(Cullman) Jeannette Boudreaux n’a pas perdu son français d’antan, ni le souvenir de ses jeunes années normandes. Arrivée aux États-Unis après la Libération, elle n’a aujourd’hui, à 95 ans « et demi », qu’un souhait : « vivre assez longtemps pour aller voter » pour Donald Trump en novembre.

Cette inconditionnelle du milliardaire républicain ne parlait pas anglais quand elle a débarqué en Louisiane, au printemps 1946, à bord d’un bateau transportant des centaines de jeunes Françaises tombées amoureuses, comme elle, de soldats américains après le Débarquement.  

« Tout ce que je pouvais dire, c’était “I love you”, des trucs dans le genre », raconte-t-elle, 75 ans après, en passant spontanément d’une langue à l’autre. « J’ai appris avec des bandes dessinées et la télévision. »

Malgré l’éloignement et une belle-mère « jalouse » et « méchante », le choc culturel n’a pas été si brutal.  

« C’était différent, mais j’étais contente quand même de venir ici parce qu’on crevait de faim en France », se souvient la nonagénaire. « J’ai vu pas mal de choses pendant la guerre.
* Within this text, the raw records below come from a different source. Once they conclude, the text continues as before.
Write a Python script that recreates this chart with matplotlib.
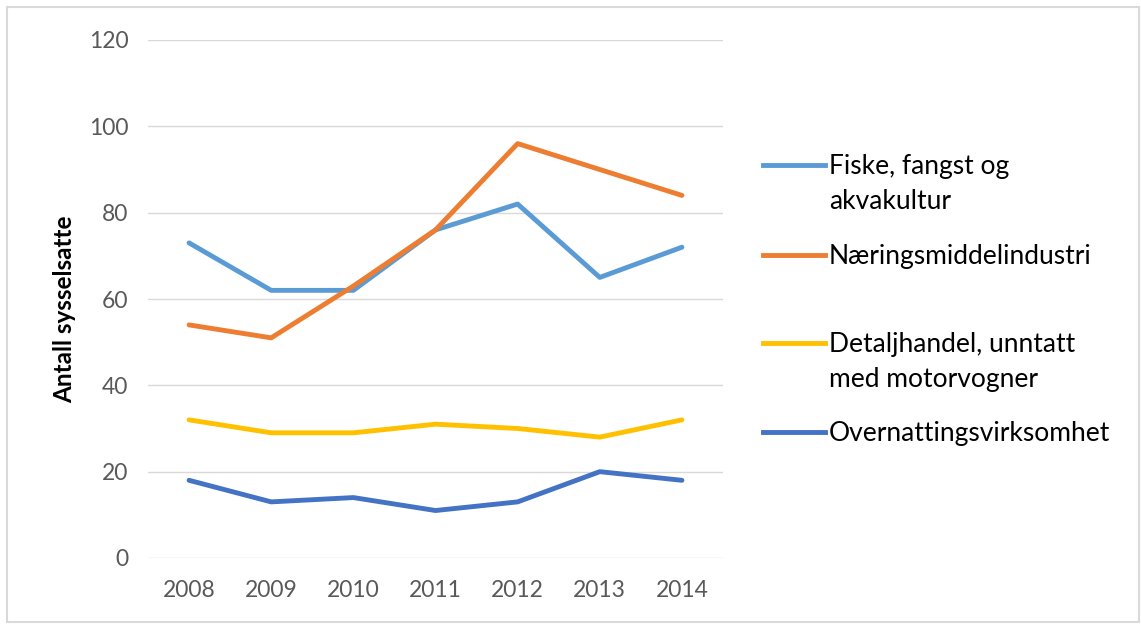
import matplotlib.pyplot as plt
from matplotlib.lines import Line2D
from matplotlib.patches import Rectangle

years = ['2008', '2009', '2010', '2011', '2012', '2013', '2014']
fiske = [73, 62, 62, 76, 82, 65, 72]
naering = [54, 51, 63, 76, 96, 90, 84]
detalj = [32, 29, 29, 31, 30, 28, 32]
overnatting = [18, 13, 14, 11, 13, 20, 18]

labels = ['Fiske, fangst og\nakvakultur', 'Næringsmiddelindustri',
          'Detaljhandel, unntatt\nmed motorvogner', 'Overnattingsvirksomhet']
colors = ['#5B9BD5', '#ED7D31', '#FFC000', '#4472C4']
series = [fiske, naering, detalj, overnatting]

plt.rcParams['font.family'] = ['Lato', 'DejaVu Sans']

W, H = 1141, 624
fig = plt.figure(figsize=(W / 100, H / 100), dpi=100)

# light frame around the whole chart
fig.patches.append(Rectangle((7 / W, 2 / H), 1132 / W, 615 / H, transform=fig.transFigure,
                             fill=False, edgecolor='#D9D9D9', linewidth=1.5))

ax = fig.add_axes([148 / W, (H - 558) / H, 575 / W, 518 / H])
x = list(range(len(years)))
for vals, c in zip(series, colors):
    ax.plot(x, vals, color=c, linewidth=3.5, solid_capstyle='round', solid_joinstyle='round')

ax.set_xlim(-0.5, len(years) - 0.5)
ax.set_ylim(0, 120)
ax.set_yticks(range(0, 121, 20))
ax.set_xticks(x)
ax.set_xticklabels(years)
ax.grid(axis='y', color='#D9D9D9', linewidth=1)
ax.set_axisbelow(True)
for s in ax.spines.values():
    s.set_visible(False)
ax.tick_params(length=0, labelsize=16.5, colors='#595959')
ax.tick_params(axis='y', pad=14)
ax.tick_params(axis='x', pad=16)
ax.set_ylabel('Antall sysselsatte', fontsize=17.5, fontweight='bold', color='black')
ax.yaxis.set_label_coords(-0.125, 0.48)

# legend drawn to the right, handle level with first text line
rows = [165, 255, 343, 432]
line_step = 35
for lab, c, yy in zip(labels, colors, rows):
    yf = (H - yy) / H
    fig.add_artist(Line2D([763 / W, 825 / W], [yf, yf], color=c, linewidth=3.5,
                          transform=fig.transFigure))
    for i, part in enumerate(lab.split('\n')):
        fig.text(829 / W, (H - yy - 9 - i * line_step) / H, part, fontsize=19,
                 va='baseline', ha='left', color='black')

fig.savefig('out.png', dpi=100)
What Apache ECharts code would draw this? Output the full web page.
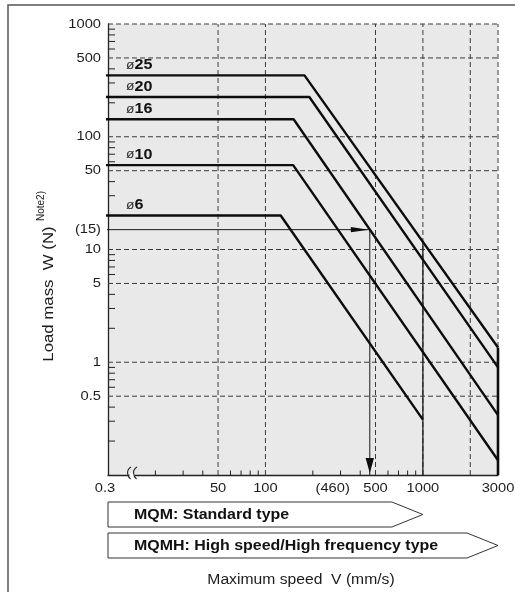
<!DOCTYPE html>
<html><head><meta charset="utf-8">
<script src="https://cdn.jsdelivr.net/npm/echarts@6/dist/echarts.min.js"></script>
<style>html,body{margin:0;padding:0;background:#fff;}#c{width:515px;height:592px;}</style>
</head><body><div id="c"></div>
<script>
// ---------------- data ----------------
const SPEED_MIN = 10;      // axis resumes here after the break (labelled 0.3)
const SPEED_MAX = 3000;
const LOAD_MIN = 0.1;
const LOAD_MAX = 1000;

const SERIES_NAMES = ['ø25', 'ø20', 'ø16', 'ø10', 'ø6'];
const SPEED_START = 0.3;
const KNEE_SPEED = [177, 190, 151, 150, 125];
const MAX_LOAD = [350, 225, 143, 56, 20];
const END_SPEED = [3000, 3000, 3000, 3000, 1000];
const END_LOAD = [1.35, 0.9, 0.34, 0.135, 0.31];

const LOAD_TICK_VALUES = [1000, 500, 100, 50, 15, 10, 5, 1, 0.5];
const LOAD_TICK_LABELS = ['1000', '500', '100', '50', '(15)', '10', '5', '1', '0.5'];
const SPEED_TICK_VALUES = [10, 50, 100, 460, 500, 1000, 3000];
const SPEED_TICK_LABELS = ['0.3', '50', '100', '(460)', '500', '1000', '3000'];

const LOAD_MINOR = [0.2, 0.3, 0.4, 0.6, 0.7, 0.8, 0.9, 2, 3, 4, 6, 7, 8, 9, 20, 30, 40, 60, 70, 80, 90, 200, 300, 400, 600, 700, 800, 900];
const SPEED_MINOR = [20, 30, 40, 60, 70, 80, 90, 200, 300, 400, 600, 700, 800, 900];
const LOAD_GRID = [1000, 500, 100, 50, 10, 5, 1, 0.5];
const SPEED_GRID = [50, 100, 500, 1000, 2000, 3000];

const EXAMPLE_SPEED = 460;
const EXAMPLE_LOAD = 15;
const MQM_LIMIT_SPEED = 1000;
const MQM_LIMIT_TOP_LOAD = 11.5;
const MQMH_LIMIT_SPEED = 3000;
const MQMH_LIMIT_TOP_LOAD = 1.35;
const AXIS_BREAK_SPEED = 14;

const TYPE_LABELS = ['MQM: Standard type', 'MQMH: High speed/High frequency type'];
const TYPE_MAX_SPEED = [1000, 3000];

const X_NAME = 'Maximum speed  V (mm/s)';
const Y_NAME = 'Load mass  W (N)';
const Y_NAME_NOTE = 'Note2)';

// ---------------- rendering ----------------
const FONT = '"Liberation Sans", Arial, Helvetica, sans-serif';
const INK = '#1c1c1c';
const chart = echarts.init(document.getElementById('c'));

function txt(x, y, text, o) {
  o = o || {};
  return {
    type: 'text', x: x, y: y, scaleX: o.sx || 1.13, rotation: o.rot || 0,
    style: {
      text: text, fontFamily: FONT, fontSize: o.size || 13, fontWeight: o.weight || 'normal',
      fill: o.color || INK, align: o.align || 'center', verticalAlign: o.va || 'middle', rich: o.rich
    }
  };
}

const series = [];

// dashed grid lines
series.push({
  type: 'custom', silent: true, z: 1,
  data: SPEED_GRID.map(v => [v, LOAD_MIN, 0]).concat(LOAD_GRID.map(v => [SPEED_MIN, v, 1])),
  renderItem: (p, api) => {
    const kind = api.value(2);
    let a, b;
    if (kind === 0) { a = api.coord([api.value(0), LOAD_MIN]); b = api.coord([api.value(0), LOAD_MAX]); }
    else { a = api.coord([SPEED_MIN, api.value(1)]); b = api.coord([SPEED_MAX, api.value(1)]); }
    return { type: 'line', shape: { x1: a[0], y1: a[1], x2: b[0], y2: b[1] },
      style: { stroke: '#3a3a3a', lineWidth: 1, lineDash: [5, 3] } };
  }
});

// minor ticks
series.push({
  type: 'custom', silent: true, z: 2,
  data: LOAD_MINOR.map(v => [SPEED_MIN, v, 1]).concat(SPEED_MINOR.map(v => [v, LOAD_MIN, 0])),
  renderItem: (p, api) => {
    const c = api.coord([api.value(0), api.value(1)]);
    const kind = api.value(2);
    const shape = kind === 1 ? { x1: c[0], y1: c[1], x2: c[0] + 7, y2: c[1] }
                             : { x1: c[0], y1: c[1], x2: c[0], y2: c[1] - 4.5 };
    return { type: 'line', shape: shape, style: { stroke: '#222', lineWidth: 1 } };
  }
});

// tick labels
series.push({
  type: 'custom', silent: true, z: 3,
  data: LOAD_TICK_VALUES.map((v, i) => [SPEED_MIN, v, 1, i]).concat(SPEED_TICK_VALUES.map((v, i) => [v, LOAD_MIN, 0, i])),
  renderItem: (p, api) => {
    const c = api.coord([api.value(0), api.value(1)]);
    const i = api.value(3);
    if (api.value(2) === 1) {
      return txt(c[0] - 7, c[1], LOAD_TICK_LABELS[i], { align: 'right' });
    }
    let x = c[0];
    let align = 'center';
    if (api.value(0) === EXAMPLE_SPEED) { x = c[0] - 20; align = 'right'; }
    if (api.value(0) === SPEED_MIN) { x = c[0] - 3; }
    return txt(x, c[1] + 13, SPEED_TICK_LABELS[i], { align: align });
  }
});

// axis break mark
series.push({
  type: 'custom', silent: true, z: 6,
  data: [[AXIS_BREAK_SPEED, LOAD_MIN]],
  renderItem: (p, api) => {
    const c = api.coord([api.value(0), api.value(1)]);
    const mk = dx => ({ type: 'bezierCurve',
      shape: { x1: c[0] + dx + 2, y1: c[1] - 8, cpx1: c[0] + dx - 3, cpy1: c[1] - 5, cpx2: c[0] + dx - 2, cpy2: c[1] + 1, x2: c[0] + dx + 1.5, y2: c[1] + 4 },
      style: { stroke: '#222', lineWidth: 1.1, fill: null } });
    return { type: 'group', children: [
      { type: 'rect', shape: { x: c[0] - 1.5, y: c[1] - 2, width: 5, height: 4 }, style: { fill: '#fff' } },
      mk(-2), mk(4)
    ] };
  }
});

// bore characteristic lines
SERIES_NAMES.forEach((name, i) => {
  series.push({
    name: name, type: 'line', z: 5, symbol: 'none', clip: true, silent: true,
    lineStyle: { color: '#0d0d0d', width: 2.4 },
    data: [[SPEED_START, MAX_LOAD[i]], [KNEE_SPEED[i], MAX_LOAD[i]], [END_SPEED[i], END_LOAD[i]]]
  });
});

// speed limit lines
series.push({
  type: 'line', z: 4, symbol: 'none', silent: true, lineStyle: { color: '#1a1a1a', width: 1.3 },
  data: [[MQM_LIMIT_SPEED, MQM_LIMIT_TOP_LOAD], [MQM_LIMIT_SPEED, LOAD_MIN]]
});
series.push({
  type: 'line', z: 5, symbol: 'none', silent: true, clip: false, lineStyle: { color: '#0d0d0d', width: 2.6 },
  data: [[MQMH_LIMIT_SPEED, MQMH_LIMIT_TOP_LOAD], [MQMH_LIMIT_SPEED, LOAD_MIN]]
});

// example reading line
series.push({
  type: 'line', z: 4, symbol: 'none', silent: true, clip: true, lineStyle: { color: '#1a1a1a', width: 1 },
  data: [[SPEED_START, EXAMPLE_LOAD], [EXAMPLE_SPEED, EXAMPLE_LOAD], [EXAMPLE_SPEED, LOAD_MIN]]
});
series.push({
  type: 'custom', silent: true, z: 6,
  data: [[EXAMPLE_SPEED, EXAMPLE_LOAD, 0], [EXAMPLE_SPEED, LOAD_MIN, 1]],
  renderItem: (p, api) => {
    const c = api.coord([api.value(0), api.value(1)]);
    const pts = api.value(2) === 0
      ? [[c[0] - 1, c[1]], [c[0] - 19, c[1] - 2.6], [c[0] - 19, c[1] + 2.6]]
      : [[c[0], c[1] - 2], [c[0] - 4.2, c[1] - 17], [c[0] + 4.2, c[1] - 17]];
    return { type: 'polygon', shape: { points: pts }, style: { fill: '#0d0d0d' } };
  }
});

// bore labels
series.push({
  type: 'custom', silent: true, z: 6,
  data: MAX_LOAD.map((w, i) => [SPEED_MIN, w, i]),
  renderItem: (p, api) => {
    const c = api.coord([api.value(0), api.value(1)]);
    const name = SERIES_NAMES[api.value(2)];
    const t = '{a|' + name.slice(0, 1) + '}{b|' + name.slice(1) + '}';
    return txt(c[0] + 18, c[1] - 3, t, { align: 'left', va: 'bottom', sx: 1.15,
      rich: { a: { fontFamily: FONT, fontSize: 12, fill: '#333' },
              b: { fontFamily: FONT, fontSize: 14, fontWeight: 'bold', fill: '#111' } } });
  }
});

// type range boxes
series.push({
  type: 'custom', silent: true, z: 6,
  data: TYPE_MAX_SPEED.map((v, i) => [v, LOAD_MIN, i]),
  renderItem: (p, api) => {
    const i = api.value(2);
    const tip = api.coord([api.value(0), api.value(1)]);
    const left = api.coord([SPEED_MIN, LOAD_MIN]);
    const top = left[1] + 27 + i * 31;
    const h = 25;
    const pts = [[left[0], top], [tip[0] - 31, top], [tip[0], top + h / 2], [tip[0] - 31, top + h], [left[0], top + h]];
    return { type: 'group', children: [
      { type: 'polygon', shape: { points: pts }, style: { fill: '#fff', stroke: '#333', lineWidth: 1 } },
      txt(left[0] + 26, top + h / 2 + 0.5, TYPE_LABELS[i], { align: 'left', size: 14, weight: 'bold', sx: 1.14, color: '#111' })
    ] };
  }
});

chart.setOption({
  animation: false,
  grid: { left: 108, right: 17, top: 24, bottom: 117, show: true, backgroundColor: '#e8e9e8', borderWidth: 0 },
  xAxis: {
    type: 'log', logBase: 10, min: SPEED_MIN, max: SPEED_MAX,
    axisLine: { show: true, onZero: false, lineStyle: { color: '#222', width: 1.3 } },
    axisTick: { show: false }, axisLabel: { show: false }, splitLine: { show: false }
  },
  yAxis: {
    type: 'log', logBase: 10, min: LOAD_MIN, max: LOAD_MAX,
    axisLine: { show: true, onZero: false, lineStyle: { color: '#222', width: 1.3 } },
    axisTick: { show: false }, axisLabel: { show: false }, splitLine: { show: false }
  },
  graphic: [
    { type: 'rect', z: -1, silent: true, shape: { x: 8, y: 5, width: 600, height: 700 },
      style: { fill: null, stroke: '#555', lineWidth: 1.5 } },
    { type: 'text', x: 301, y: 580, scaleX: 1.12, silent: true,
      style: { text: X_NAME, fontFamily: FONT, fontSize: 14, fill: INK, align: 'center', verticalAlign: 'middle' } },
    { type: 'text', x: 49, y: 294, rotation: Math.PI / 2, scaleX: 1.2, silent: true,
      style: { text: Y_NAME, fontFamily: FONT, fontSize: 14, fill: INK, align: 'center', verticalAlign: 'middle' } },
    { type: 'text', x: 41, y: 206, rotation: Math.PI / 2, scaleX: 1.0, silent: true,
      style: { text: Y_NAME_NOTE, fontFamily: FONT, fontSize: 10, fill: INK, align: 'center', verticalAlign: 'middle' } }
  ],
  series: series
});
</script></body></html>
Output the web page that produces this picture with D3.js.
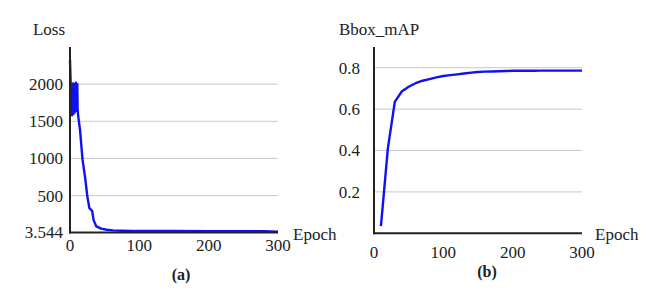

J’avais 14 ans quand elle a été déclarée. Ma mère était invalide, il fallait que je m’occupe d’elle. »

Elle travaillait à l’usine quand les Américains ont chassé les Allemands de Saint-Etienne-du-Rouvray, près de Rouen. C’est là qu’elle a rencontré, en 1945, un Louisianais venu libérer la France, Allen Boudreaux.

Ils se sont mariés l’année suivante, ont eu trois enfants et Jeannette, à part quelques visites à la famille, n’a plus revu sa Normandie : « Je me sens plus Américaine que Française. C’est là que j’ai fait ma vie, il y a 75 ans que je suis ici. »

Photo dédicacée

Longtemps employée dans l’hôtellerie et la restauration, elle a vu passer dans l’intermède quelques présidents américains, mais pour elle, pas de doute, Donald Trump est le meilleur.

« Reagan était bon, mais celui-ci les bat tous », assure-t-elle depuis le sous-sol de chez l’une de ses filles, à Cullman, en Alabama, où elle a trouvé refuge après le passage coup sur coup en Louisiane de deux ouragans qui ont endommagé sa maison.

« Il est superbe », insiste-t-elle, conquise par le franc-parler de l’ancien homme d’affaires new-yorkais. « Ce qu’il promet, il le fait. Ceux qu’on avait avant, ils ne faisaient rien pour nous. »

La native de Normandie naturalisée américaine, au caractère lui-même bien trempé, n’a pas de mots assez durs pour Joe Biden - « Il y a quelque chose avec cet homme-là, il fait un tas de gaffes » -et les démocrates, dont la victoire plongerait selon elle les États-Unis dans le chaos.

« Ça nous fait peur. Surtout à mon âge, je pense à mes petits-enfants, à mes arrière-petits-enfants… », maugrée-t-elle derrière son masque bleu, assorti à sa marinière. « Les démocrates, ça veut donner tout gratuit. Mais après les taxes vont augmenter. »

Régulièrement branchée sur la chaîne conservatrice Fox News, dont elle reprend la rhétorique, la vieille dame n’est pas peu fière d’avoir dans sa chambre une photo dédicacée du président.

« Elle était derrière Trump dès le début, avant même que je ne le sois », souligne sa fille Jacqueline Schendel, qui n’avait pas voté pour le magnat de l’immobilier lors des primaires républicaines en 2016.

Malgré des genoux récalcitrants, Jeannette compte se rendre en personne voter pour lui le 3 novembre. Elle ne fait pas confiance au vote par correspondance.